** Exercise details **
Retype only the lines below from the one with "Write a LaTeX" to the one with "at (690, 460)", inclusive, skipping every image.
+ + + +
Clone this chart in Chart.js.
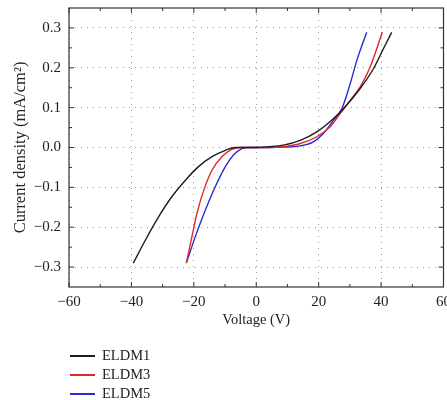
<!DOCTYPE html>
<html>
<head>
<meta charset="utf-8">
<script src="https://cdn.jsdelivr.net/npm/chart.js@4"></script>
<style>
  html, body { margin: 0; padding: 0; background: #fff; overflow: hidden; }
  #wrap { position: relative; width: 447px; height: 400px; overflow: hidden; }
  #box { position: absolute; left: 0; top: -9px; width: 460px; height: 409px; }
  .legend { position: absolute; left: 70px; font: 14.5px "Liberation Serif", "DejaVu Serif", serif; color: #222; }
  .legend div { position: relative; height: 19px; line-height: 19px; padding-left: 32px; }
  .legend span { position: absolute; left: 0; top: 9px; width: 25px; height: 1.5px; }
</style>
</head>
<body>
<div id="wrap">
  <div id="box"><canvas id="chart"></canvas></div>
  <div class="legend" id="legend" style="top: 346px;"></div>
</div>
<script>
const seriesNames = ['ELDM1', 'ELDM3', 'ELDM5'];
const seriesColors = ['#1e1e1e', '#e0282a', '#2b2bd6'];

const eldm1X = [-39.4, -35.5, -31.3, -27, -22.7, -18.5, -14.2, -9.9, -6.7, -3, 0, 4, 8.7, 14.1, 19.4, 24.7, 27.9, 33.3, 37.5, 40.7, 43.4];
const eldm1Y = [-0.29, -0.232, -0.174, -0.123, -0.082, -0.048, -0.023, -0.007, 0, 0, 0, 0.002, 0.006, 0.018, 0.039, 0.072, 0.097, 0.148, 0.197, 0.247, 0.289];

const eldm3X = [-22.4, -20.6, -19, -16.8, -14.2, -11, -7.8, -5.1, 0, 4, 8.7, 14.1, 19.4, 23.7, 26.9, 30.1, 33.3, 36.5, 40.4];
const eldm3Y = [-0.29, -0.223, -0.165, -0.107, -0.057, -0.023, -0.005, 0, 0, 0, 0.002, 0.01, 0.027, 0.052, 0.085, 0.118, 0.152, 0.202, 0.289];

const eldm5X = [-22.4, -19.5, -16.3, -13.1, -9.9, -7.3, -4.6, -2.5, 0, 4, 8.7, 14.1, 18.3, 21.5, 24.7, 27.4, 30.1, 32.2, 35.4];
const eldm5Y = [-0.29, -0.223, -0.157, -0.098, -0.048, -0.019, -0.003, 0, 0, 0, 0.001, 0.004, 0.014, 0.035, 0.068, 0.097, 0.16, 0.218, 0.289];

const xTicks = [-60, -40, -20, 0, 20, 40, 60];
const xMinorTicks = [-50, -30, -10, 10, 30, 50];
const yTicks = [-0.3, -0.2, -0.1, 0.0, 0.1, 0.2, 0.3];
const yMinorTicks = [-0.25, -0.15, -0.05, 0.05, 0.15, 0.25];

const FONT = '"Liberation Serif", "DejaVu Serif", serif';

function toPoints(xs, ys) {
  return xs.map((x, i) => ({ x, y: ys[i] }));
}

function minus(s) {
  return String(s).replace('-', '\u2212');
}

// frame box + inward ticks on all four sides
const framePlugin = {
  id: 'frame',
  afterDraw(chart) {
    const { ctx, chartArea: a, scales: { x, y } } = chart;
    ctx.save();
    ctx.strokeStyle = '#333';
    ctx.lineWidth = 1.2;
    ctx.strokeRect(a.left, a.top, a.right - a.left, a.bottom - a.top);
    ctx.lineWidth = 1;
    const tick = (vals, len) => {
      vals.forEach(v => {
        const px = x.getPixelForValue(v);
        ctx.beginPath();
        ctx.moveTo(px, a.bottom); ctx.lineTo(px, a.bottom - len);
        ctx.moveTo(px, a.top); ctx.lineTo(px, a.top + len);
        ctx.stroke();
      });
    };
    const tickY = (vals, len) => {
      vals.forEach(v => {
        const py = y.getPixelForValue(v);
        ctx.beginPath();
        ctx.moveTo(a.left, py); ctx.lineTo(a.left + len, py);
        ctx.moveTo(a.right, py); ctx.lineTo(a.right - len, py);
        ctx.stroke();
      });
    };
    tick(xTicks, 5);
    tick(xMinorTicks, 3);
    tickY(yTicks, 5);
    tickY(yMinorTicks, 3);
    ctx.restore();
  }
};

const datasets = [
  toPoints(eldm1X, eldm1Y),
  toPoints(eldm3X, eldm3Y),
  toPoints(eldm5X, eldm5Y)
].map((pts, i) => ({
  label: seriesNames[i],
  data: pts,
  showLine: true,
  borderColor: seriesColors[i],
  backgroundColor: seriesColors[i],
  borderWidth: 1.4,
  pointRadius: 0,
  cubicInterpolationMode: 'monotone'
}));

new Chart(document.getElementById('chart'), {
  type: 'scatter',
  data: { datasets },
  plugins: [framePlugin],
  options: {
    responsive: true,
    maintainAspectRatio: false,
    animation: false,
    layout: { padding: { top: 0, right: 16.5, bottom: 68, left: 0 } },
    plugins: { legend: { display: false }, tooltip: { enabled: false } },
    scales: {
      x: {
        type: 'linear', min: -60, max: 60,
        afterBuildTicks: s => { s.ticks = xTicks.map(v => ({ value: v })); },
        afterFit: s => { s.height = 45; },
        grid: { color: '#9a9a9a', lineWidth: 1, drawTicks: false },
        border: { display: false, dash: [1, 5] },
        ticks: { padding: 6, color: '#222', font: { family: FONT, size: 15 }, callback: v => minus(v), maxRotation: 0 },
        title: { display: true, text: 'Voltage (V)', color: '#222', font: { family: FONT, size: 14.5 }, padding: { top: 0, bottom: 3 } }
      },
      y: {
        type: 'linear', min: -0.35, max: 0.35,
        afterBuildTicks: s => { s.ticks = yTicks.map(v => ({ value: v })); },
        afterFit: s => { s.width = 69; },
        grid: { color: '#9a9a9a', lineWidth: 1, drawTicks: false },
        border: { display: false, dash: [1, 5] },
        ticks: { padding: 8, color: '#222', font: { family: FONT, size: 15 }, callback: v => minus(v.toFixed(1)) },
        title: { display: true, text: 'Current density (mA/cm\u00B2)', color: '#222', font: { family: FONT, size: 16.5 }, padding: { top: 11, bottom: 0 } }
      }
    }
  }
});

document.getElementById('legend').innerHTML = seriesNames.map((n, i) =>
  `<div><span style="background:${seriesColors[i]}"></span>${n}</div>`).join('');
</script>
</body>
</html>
+ + + +
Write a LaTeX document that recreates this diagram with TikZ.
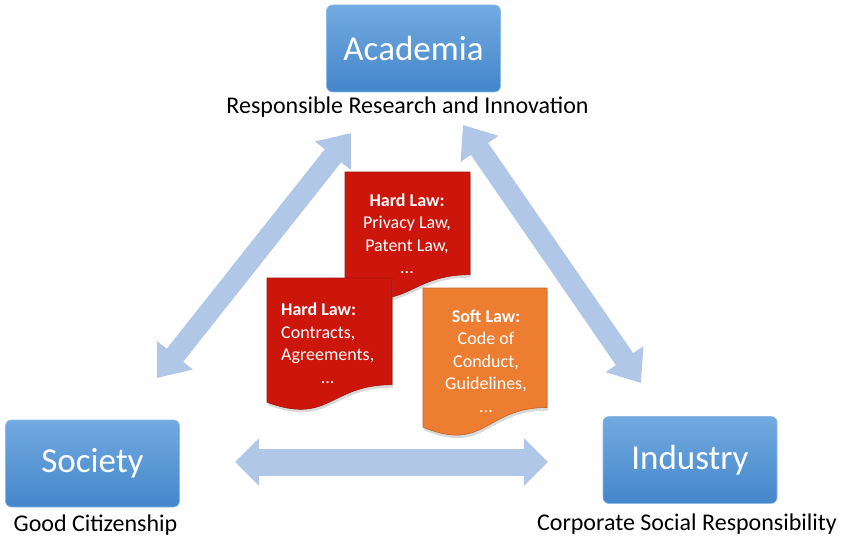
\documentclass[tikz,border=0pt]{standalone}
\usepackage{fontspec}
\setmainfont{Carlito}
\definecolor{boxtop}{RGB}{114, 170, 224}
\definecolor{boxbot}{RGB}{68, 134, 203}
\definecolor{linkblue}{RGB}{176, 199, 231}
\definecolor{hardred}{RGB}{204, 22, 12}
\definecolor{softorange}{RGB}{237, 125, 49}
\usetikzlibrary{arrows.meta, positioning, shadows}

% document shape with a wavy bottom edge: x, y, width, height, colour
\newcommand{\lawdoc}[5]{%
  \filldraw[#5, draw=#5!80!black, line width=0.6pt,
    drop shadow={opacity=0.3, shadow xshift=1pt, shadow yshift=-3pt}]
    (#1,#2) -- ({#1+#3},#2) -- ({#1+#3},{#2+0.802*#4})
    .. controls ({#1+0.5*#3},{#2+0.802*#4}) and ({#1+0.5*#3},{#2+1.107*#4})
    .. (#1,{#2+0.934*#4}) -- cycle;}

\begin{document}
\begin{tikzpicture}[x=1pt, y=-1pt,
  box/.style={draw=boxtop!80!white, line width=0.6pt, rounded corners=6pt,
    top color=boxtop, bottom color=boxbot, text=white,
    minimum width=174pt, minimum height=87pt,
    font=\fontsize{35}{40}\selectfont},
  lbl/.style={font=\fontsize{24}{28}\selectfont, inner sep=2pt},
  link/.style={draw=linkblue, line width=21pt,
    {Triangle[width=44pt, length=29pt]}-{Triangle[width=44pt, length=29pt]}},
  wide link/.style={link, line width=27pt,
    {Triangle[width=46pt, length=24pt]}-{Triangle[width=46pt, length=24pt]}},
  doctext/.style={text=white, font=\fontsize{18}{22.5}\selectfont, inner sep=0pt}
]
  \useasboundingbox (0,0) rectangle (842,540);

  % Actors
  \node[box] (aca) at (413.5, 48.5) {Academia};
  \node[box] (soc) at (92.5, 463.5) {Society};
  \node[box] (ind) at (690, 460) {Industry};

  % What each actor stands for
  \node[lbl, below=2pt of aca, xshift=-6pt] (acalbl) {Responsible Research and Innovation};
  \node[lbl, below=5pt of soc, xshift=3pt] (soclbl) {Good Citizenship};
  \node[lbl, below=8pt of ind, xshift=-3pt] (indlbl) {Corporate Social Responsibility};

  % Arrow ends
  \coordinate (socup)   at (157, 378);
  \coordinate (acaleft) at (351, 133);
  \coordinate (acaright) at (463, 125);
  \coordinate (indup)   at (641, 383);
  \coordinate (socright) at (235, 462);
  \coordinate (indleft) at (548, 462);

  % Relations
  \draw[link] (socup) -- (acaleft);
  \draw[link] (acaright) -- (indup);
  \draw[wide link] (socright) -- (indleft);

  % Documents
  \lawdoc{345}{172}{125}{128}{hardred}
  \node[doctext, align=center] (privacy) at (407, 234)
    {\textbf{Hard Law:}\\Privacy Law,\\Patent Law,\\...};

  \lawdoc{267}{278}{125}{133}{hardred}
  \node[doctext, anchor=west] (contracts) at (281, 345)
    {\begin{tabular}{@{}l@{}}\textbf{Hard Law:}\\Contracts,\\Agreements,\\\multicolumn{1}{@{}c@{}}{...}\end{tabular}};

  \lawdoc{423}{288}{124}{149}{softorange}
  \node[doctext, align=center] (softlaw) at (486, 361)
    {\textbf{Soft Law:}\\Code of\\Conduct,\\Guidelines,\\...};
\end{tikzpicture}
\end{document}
+ + + +
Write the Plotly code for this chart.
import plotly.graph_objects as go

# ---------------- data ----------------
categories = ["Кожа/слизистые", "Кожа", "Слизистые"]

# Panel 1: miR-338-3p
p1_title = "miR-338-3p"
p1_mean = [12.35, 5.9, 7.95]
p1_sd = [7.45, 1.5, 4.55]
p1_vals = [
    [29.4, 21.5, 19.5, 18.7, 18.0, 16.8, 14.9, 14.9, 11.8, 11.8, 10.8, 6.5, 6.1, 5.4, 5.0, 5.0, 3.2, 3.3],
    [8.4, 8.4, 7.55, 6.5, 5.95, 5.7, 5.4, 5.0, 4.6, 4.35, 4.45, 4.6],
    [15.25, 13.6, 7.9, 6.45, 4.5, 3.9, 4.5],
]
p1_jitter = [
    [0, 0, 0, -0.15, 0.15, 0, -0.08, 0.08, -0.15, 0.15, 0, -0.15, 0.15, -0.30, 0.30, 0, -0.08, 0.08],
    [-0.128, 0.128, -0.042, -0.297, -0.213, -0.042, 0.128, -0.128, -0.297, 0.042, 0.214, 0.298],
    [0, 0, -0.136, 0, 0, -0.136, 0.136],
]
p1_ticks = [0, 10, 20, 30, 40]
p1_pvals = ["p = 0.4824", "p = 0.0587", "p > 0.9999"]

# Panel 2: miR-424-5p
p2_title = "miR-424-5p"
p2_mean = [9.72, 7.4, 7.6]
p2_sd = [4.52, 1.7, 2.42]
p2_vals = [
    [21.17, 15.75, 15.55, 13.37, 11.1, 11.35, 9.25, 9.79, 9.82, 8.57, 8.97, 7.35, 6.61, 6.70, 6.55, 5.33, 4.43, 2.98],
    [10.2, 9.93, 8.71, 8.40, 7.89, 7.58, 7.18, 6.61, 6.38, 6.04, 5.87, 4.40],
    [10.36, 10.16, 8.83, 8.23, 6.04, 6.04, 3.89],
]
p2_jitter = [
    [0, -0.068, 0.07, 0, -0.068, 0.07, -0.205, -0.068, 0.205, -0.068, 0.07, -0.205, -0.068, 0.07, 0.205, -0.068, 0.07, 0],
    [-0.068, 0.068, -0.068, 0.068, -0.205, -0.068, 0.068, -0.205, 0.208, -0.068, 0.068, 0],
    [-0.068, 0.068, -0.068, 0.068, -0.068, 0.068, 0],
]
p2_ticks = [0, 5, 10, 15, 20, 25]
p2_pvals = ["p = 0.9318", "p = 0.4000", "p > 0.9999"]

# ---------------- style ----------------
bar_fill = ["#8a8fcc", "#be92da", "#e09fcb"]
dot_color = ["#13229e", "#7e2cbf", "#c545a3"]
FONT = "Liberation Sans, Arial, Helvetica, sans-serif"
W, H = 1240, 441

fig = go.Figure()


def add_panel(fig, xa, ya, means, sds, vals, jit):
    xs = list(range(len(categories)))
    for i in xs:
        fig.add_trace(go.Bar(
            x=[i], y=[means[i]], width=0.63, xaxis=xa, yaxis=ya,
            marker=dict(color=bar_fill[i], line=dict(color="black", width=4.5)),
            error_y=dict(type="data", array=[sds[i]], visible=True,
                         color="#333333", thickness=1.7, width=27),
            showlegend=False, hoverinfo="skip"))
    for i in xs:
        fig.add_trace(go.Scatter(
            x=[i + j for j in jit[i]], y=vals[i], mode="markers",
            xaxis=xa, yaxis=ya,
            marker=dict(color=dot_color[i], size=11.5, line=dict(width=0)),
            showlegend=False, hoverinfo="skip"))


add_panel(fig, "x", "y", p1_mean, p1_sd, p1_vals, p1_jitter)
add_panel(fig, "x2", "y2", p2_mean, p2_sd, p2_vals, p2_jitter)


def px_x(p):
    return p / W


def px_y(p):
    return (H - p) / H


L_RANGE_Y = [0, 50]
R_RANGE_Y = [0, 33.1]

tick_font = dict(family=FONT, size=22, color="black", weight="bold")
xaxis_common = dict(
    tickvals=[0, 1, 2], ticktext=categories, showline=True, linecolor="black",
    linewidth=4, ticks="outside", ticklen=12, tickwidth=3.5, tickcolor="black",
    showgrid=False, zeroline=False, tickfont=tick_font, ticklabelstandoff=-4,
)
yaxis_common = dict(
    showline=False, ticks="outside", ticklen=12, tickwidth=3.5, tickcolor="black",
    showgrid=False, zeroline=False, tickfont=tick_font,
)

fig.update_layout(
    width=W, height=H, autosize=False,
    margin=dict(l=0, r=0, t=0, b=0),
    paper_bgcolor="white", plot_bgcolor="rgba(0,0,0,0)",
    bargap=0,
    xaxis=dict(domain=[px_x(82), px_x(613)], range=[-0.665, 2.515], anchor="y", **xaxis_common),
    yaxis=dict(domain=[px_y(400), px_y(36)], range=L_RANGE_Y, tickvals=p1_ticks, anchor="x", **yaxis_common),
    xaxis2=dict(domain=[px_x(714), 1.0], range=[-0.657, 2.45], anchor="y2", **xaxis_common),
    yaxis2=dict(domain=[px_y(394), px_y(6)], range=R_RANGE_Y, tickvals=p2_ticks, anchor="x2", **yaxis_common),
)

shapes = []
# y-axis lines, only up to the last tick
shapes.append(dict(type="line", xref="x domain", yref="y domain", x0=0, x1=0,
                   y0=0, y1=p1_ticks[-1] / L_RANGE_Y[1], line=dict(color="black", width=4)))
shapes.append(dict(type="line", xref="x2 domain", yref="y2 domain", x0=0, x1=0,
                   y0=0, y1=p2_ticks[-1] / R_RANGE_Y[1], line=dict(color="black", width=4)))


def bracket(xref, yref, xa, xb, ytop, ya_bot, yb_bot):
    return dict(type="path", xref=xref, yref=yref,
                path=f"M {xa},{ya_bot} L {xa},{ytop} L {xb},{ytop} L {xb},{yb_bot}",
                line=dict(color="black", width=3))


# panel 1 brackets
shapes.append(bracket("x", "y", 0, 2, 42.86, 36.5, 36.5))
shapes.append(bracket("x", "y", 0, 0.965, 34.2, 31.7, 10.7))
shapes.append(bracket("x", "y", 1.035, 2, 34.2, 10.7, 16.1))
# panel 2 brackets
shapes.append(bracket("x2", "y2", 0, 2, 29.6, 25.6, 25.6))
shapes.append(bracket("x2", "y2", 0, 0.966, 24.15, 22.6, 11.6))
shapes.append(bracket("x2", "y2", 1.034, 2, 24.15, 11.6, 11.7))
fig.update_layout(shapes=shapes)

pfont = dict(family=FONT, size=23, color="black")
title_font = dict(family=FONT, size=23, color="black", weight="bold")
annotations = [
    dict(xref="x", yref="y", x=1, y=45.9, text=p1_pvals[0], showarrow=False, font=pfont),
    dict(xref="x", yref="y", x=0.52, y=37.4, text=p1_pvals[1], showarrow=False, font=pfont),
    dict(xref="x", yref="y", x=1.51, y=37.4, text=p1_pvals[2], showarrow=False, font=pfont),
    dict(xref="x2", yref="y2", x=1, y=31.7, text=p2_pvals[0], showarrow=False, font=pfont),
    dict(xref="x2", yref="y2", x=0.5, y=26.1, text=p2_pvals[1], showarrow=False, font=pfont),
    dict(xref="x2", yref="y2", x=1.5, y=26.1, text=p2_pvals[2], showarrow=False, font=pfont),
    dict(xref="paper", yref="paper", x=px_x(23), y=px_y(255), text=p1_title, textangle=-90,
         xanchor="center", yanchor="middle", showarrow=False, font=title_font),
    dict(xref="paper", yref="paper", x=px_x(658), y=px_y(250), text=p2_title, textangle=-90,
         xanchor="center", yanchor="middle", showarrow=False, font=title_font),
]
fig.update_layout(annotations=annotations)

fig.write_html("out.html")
+ + + +
** Result of this task **
Write a LaTeX document that recreates this diagram with TikZ.
\documentclass[tikz,border=0pt]{standalone}
\usepackage{fontspec}
\setmainfont{Carlito}
\definecolor{boxtop}{RGB}{114, 170, 224}
\definecolor{boxbot}{RGB}{68, 134, 203}
\definecolor{linkblue}{RGB}{176, 199, 231}
\definecolor{hardred}{RGB}{204, 22, 12}
\definecolor{softorange}{RGB}{237, 125, 49}
\usetikzlibrary{arrows.meta, positioning, shadows}

% document shape with a wavy bottom edge: x, y, width, height, colour
\newcommand{\lawdoc}[5]{%
  \filldraw[#5, draw=#5!80!black, line width=0.6pt,
    drop shadow={opacity=0.3, shadow xshift=1pt, shadow yshift=-3pt}]
    (#1,#2) -- ({#1+#3},#2) -- ({#1+#3},{#2+0.802*#4})
    .. controls ({#1+0.5*#3},{#2+0.802*#4}) and ({#1+0.5*#3},{#2+1.107*#4})
    .. (#1,{#2+0.934*#4}) -- cycle;}

\begin{document}
\begin{tikzpicture}[x=1pt, y=-1pt,
  box/.style={draw=boxtop!80!white, line width=0.6pt, rounded corners=6pt,
    top color=boxtop, bottom color=boxbot, text=white,
    minimum width=174pt, minimum height=87pt,
    font=\fontsize{35}{40}\selectfont},
  lbl/.style={font=\fontsize{24}{28}\selectfont, inner sep=2pt},
  link/.style={draw=linkblue, line width=21pt,
    {Triangle[width=44pt, length=29pt]}-{Triangle[width=44pt, length=29pt]}},
  wide link/.style={link, line width=27pt,
    {Triangle[width=46pt, length=24pt]}-{Triangle[width=46pt, length=24pt]}},
  doctext/.style={text=white, font=\fontsize{18}{22.5}\selectfont, inner sep=0pt}
]
  \useasboundingbox (0,0) rectangle (842,540);

  % Actors
  \node[box] (aca) at (413.5, 48.5) {Academia};
  \node[box] (soc) at (92.5, 463.5) {Society};
  \node[box] (ind) at (690, 460) {Industry};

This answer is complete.